…I looked up, half hoping to see the thing from my dream, but all I saw was a sky full of stars”. (M. Everett)

Sospeso tra il cielo e la terra, tra la voglia di abbandonare un tempo e uno spazio con cui un tormentato come lui non può che collidere, e la scelta di resistere al terrore che lo circonda, Eels, al secolo Mark Everett, è l’ultimo discendente di una stirpe di cantautori che, da Nick Drake a Daniel Johnston, passando per Beck, Lisa Germano, Smog e molti altri, non hanno mai temuto di dare sfogo alle proprie insicurezze e di raccontare la loro realtà di perdenti.

Composto in seguito alla morte della madre e della sorella, 'Electro-Shock Blues' è di fatto un concept sul concetto di perdita, di assenza, e sulle sconcertanti sorprese che quella perfida e sghignazzante nemica che è la vita spesso ci riserva; in un sound che coniuga il folk alla sperimentazione più sfrenata, intriso di angoscia e nervosismo, Eels riassume e sublima i conseguimenti di un’intera generazione di losers.
Il suo è uno stile di contrasti appassionanti, che riceve l’acqua della vita dall’accostamento tra le parole dure e corrucciate, di chi non vedrà mai asciugarsi la sorgente del proprio dolore, e i ritmi spesso gioviali, nonché dalle melodie elementari e innocenti e da quel suo modo di canticchiare umilmente neutro e dimesso.

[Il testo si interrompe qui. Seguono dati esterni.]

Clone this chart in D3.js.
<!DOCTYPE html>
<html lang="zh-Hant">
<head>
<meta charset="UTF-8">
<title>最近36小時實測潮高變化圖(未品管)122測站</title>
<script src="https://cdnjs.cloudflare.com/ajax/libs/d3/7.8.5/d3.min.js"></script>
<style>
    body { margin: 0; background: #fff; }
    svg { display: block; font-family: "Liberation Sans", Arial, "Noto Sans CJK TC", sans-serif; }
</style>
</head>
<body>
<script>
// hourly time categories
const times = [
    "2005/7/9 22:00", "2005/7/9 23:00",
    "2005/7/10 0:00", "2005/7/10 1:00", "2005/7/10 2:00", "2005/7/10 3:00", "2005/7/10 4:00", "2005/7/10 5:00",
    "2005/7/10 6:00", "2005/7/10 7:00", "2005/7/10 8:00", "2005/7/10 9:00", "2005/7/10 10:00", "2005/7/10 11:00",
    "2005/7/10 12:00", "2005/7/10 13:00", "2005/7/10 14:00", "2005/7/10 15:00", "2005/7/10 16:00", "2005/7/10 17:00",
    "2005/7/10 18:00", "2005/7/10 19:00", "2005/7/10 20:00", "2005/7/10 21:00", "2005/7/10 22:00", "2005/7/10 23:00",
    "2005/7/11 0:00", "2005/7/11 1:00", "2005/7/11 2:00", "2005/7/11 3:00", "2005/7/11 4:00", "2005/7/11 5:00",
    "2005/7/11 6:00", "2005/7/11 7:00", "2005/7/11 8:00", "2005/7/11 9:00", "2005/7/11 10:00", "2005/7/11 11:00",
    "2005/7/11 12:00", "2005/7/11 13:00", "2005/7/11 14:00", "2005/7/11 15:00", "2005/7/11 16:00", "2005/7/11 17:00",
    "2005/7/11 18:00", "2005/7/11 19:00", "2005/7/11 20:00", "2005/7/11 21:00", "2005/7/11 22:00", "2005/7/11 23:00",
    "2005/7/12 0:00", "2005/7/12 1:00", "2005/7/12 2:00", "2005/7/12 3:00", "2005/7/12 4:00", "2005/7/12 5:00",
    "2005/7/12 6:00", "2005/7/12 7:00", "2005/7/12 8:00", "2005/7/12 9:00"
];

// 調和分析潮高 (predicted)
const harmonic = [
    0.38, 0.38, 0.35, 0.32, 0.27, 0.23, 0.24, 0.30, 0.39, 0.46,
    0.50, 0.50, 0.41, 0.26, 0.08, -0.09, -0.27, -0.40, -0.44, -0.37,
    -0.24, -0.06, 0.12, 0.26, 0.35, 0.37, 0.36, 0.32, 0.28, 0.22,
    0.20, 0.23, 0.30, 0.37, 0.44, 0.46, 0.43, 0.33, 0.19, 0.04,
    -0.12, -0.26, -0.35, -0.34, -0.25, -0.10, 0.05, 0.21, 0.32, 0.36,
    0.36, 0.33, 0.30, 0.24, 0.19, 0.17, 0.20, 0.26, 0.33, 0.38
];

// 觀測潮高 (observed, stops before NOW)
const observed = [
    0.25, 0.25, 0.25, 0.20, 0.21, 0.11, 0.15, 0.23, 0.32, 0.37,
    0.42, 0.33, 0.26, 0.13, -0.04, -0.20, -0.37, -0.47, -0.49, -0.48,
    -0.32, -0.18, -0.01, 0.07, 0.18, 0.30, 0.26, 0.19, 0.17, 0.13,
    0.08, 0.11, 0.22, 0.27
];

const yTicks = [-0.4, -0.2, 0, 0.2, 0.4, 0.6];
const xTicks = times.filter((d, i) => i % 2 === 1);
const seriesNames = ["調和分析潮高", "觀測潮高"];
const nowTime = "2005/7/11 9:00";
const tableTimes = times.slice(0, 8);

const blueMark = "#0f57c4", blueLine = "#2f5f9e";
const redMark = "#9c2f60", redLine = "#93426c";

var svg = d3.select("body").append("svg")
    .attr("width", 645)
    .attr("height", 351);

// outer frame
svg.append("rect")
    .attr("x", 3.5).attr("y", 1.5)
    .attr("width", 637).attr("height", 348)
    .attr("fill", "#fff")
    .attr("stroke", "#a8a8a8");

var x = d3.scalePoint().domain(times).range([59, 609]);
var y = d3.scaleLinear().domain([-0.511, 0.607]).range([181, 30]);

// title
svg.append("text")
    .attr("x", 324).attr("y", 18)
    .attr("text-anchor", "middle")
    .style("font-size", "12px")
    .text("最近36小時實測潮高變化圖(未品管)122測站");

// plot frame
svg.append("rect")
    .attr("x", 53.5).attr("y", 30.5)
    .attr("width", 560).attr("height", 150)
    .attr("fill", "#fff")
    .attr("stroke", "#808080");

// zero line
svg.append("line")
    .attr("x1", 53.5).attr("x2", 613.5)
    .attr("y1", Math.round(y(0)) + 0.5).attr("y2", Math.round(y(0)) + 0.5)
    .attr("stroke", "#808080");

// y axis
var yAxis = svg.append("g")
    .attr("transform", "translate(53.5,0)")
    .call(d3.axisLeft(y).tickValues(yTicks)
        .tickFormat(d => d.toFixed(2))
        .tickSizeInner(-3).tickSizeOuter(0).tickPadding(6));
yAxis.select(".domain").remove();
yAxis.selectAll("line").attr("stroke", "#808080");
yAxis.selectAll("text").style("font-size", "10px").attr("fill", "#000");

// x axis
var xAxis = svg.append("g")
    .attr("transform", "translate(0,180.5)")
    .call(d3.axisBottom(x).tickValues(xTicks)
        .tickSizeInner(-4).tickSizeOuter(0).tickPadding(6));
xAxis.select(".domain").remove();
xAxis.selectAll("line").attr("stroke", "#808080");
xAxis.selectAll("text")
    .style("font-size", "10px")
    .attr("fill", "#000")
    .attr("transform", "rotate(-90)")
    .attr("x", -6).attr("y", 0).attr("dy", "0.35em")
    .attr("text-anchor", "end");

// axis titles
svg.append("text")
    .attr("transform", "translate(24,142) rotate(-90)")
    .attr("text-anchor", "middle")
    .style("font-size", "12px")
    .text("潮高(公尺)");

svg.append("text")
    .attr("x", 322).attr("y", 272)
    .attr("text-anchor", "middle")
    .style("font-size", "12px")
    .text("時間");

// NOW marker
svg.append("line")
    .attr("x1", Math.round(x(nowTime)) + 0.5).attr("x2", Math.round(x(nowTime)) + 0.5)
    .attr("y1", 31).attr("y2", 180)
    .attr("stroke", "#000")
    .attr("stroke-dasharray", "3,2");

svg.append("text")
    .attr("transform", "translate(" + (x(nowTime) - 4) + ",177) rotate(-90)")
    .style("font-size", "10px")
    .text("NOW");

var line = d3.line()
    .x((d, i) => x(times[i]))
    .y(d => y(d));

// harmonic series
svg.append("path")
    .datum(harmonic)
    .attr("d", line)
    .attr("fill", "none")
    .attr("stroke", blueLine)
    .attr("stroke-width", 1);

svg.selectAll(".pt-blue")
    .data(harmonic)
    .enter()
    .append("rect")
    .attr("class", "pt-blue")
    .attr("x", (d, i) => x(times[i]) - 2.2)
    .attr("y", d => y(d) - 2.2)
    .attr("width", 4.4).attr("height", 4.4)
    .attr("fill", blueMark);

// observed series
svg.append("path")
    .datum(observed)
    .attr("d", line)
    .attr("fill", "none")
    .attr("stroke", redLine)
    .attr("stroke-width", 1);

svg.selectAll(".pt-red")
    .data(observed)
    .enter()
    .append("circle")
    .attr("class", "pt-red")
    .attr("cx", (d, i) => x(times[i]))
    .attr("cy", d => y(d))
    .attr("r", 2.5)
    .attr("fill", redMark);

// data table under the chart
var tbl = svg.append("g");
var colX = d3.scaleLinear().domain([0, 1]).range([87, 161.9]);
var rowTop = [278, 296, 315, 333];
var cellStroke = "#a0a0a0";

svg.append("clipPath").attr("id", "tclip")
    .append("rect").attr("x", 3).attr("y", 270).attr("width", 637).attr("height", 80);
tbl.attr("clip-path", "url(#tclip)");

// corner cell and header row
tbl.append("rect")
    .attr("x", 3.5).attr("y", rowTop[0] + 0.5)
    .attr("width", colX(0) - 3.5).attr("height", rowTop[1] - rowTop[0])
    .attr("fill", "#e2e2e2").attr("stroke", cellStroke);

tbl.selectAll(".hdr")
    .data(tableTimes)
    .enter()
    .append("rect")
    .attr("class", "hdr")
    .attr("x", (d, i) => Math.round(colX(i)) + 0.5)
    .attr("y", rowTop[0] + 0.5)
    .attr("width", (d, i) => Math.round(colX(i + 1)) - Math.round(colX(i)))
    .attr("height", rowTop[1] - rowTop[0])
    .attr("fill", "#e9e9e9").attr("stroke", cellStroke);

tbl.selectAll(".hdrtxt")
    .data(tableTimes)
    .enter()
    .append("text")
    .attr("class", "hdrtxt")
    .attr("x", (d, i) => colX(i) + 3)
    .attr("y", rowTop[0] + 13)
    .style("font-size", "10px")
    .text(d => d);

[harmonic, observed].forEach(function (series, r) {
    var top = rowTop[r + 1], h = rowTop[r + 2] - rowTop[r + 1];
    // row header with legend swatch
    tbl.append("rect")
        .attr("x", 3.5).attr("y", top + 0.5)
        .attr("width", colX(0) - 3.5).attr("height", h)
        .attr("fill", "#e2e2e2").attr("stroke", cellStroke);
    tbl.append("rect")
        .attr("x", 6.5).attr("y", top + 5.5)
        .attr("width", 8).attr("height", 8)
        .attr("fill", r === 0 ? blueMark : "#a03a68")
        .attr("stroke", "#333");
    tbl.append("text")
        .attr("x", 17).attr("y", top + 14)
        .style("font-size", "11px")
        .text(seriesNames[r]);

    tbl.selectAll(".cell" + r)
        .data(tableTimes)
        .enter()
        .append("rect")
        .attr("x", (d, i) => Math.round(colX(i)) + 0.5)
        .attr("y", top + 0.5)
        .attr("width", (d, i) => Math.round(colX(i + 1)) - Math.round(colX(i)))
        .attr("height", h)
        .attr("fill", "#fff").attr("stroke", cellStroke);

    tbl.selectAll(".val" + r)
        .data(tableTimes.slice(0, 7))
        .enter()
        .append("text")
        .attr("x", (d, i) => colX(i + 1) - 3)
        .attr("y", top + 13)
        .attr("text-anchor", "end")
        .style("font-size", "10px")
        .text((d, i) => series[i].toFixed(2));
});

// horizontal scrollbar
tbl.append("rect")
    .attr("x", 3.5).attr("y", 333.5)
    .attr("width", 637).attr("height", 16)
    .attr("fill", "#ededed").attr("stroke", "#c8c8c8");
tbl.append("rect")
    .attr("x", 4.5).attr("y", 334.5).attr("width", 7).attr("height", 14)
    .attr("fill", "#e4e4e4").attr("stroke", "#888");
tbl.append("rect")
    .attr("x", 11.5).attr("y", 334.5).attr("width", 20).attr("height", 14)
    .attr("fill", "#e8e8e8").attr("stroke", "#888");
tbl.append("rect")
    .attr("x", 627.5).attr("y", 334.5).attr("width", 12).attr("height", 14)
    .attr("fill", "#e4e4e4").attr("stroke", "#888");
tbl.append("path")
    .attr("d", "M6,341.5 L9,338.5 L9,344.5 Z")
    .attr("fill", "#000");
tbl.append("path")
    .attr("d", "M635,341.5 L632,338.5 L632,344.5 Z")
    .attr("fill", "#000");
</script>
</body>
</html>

L’introduttiva “Elizabeth On The Bathroom floor” è l’agghiacciante resoconto di un’anima smarrita che cammina sull’orlo della depressione, fino a precipitare nel vuoto (“My name’s Elizabeth, my life is piss and shit”). Un ritmo vagamente funky smuove ulteriormente il terrificante realismo di “Going To Your Funeral” (“…and feeling I could scream”), mentre una tensione spasmodica, suggerita da un arrangiamento esangue e dissonante, impedisce di canticchiare tranquillamente il pur orecchiabile ritornello di “Cancer For The Cure” (“The kids are digging up a brand new hole/ where to put the deadbeat mom”).

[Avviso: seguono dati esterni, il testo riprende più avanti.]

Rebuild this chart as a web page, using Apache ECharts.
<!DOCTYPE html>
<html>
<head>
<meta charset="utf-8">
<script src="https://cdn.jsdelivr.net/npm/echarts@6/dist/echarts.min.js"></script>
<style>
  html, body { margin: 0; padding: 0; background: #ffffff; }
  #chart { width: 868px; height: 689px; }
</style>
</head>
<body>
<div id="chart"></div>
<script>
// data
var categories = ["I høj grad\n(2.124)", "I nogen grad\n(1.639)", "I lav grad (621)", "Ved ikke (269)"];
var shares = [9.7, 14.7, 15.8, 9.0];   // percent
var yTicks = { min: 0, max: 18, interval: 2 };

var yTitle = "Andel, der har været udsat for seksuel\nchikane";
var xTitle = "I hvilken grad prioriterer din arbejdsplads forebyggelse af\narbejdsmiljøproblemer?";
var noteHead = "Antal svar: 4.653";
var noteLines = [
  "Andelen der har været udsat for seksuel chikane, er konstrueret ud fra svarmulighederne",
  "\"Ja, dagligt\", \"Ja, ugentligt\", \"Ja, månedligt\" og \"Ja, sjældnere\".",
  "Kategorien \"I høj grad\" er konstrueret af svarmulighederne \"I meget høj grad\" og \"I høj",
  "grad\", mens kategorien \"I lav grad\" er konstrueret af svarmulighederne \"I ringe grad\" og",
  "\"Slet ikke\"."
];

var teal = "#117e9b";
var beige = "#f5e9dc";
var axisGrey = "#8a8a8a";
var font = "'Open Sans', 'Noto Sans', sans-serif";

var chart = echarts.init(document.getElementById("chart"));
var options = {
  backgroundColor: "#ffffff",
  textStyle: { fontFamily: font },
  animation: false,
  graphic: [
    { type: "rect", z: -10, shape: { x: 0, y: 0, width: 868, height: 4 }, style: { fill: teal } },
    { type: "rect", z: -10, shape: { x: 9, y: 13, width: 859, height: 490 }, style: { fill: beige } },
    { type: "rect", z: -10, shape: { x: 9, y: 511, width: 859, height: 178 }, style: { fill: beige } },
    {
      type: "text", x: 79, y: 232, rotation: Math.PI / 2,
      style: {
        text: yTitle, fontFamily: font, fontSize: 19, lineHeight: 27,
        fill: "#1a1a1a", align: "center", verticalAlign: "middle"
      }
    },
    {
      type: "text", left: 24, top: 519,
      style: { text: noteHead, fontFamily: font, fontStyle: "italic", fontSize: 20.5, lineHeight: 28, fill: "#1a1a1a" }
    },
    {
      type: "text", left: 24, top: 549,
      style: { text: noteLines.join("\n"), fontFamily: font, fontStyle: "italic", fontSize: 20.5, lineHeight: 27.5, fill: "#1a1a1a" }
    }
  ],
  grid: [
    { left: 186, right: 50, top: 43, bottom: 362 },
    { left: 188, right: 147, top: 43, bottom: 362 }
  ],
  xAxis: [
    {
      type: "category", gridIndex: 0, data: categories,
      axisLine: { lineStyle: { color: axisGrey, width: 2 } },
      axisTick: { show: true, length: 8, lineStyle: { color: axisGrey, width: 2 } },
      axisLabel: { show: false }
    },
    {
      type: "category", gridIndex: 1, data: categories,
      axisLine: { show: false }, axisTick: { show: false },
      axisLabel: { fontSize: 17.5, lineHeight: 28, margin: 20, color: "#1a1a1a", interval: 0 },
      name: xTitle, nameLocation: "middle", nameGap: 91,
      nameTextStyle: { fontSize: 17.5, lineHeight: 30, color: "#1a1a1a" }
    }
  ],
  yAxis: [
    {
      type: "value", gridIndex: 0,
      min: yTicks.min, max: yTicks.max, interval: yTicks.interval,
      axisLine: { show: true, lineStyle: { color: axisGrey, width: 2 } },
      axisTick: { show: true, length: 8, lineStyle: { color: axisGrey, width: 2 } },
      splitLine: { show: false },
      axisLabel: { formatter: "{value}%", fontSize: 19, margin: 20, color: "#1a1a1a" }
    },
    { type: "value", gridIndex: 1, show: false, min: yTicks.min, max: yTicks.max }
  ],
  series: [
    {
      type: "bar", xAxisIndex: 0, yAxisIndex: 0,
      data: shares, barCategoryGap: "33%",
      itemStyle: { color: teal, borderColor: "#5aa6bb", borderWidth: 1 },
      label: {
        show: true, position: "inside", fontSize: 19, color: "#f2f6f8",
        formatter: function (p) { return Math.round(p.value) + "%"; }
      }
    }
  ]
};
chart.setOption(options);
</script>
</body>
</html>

Le disturbanti “Hospital food” e “The Medication Is Wearing Off” fanno pensare al sorriso beffardo di un folle che conosce una verità orribile, ma che nasconde ancora tra le mani un sogno che stenta a morire. La graziosa “3 Speed”, intonata nella più completa solitudine, esprime lo smarrimento di chi non sa trovare un senso alla propria pena (“Why won’t you just tell me what’s going on”), mentre la mesta ed esitante “Electro-Shock Blues” riflette lo sconcerto di chi è costretto a convivere col fantasma della propria follia. Quando si circonda di ombre, per intonare l’angelica melodia di “Dead Of Winter”, sembra di sentire il lamento di chi ha scelto di rinchiudersi per sempre nel suo guscio di dolore. Questi ultimi tre brani non sono poi tanto lontani dal folk più tradizionale, ma un’atmosfera ovattata e lugubre le trasporta miglia e miglia lontano da tanto pallido cantautorato odierno, incapace di dare voce alle turbe del cuore.

Eels si perde nel labirinto delle sue nevrosi: il ritornello pop di “Last Stop: This Town” non riesce ad infondere al disco quel po’ di vitalità in cui l’ascoltatore spera prima o poi di imbattersi. Semmai finisce per aumentarne lo spaesamento (“You’ re dead, but the world keeps spinning”). Cotanta tensione non può che confluire in un brano chiave come “Climbing up to the moon”, in cui il suo timbro disincantato intona una struggente lullaby che si culla in continue aperture melodiche, trasformando nel frattempo la sua tragedia in un dramma concreto e palpabile, privo di una soluzione davvero attuabile (“Got my foot on the ladder and I’ m climbing up to the moon” ).

Chiude il disco "P.S. You Rock My World”, sorprendentemente aperta alla speranza, e il messaggio è chiaro: il dolore non genera solo dolore, e da esso per quanto raccapricciante, si può e si deve sempre rinascere (“Maybe it’s time to live”). Ma dopo tante piccole e grandi ferite, è impossibile una vera e propria catarsi.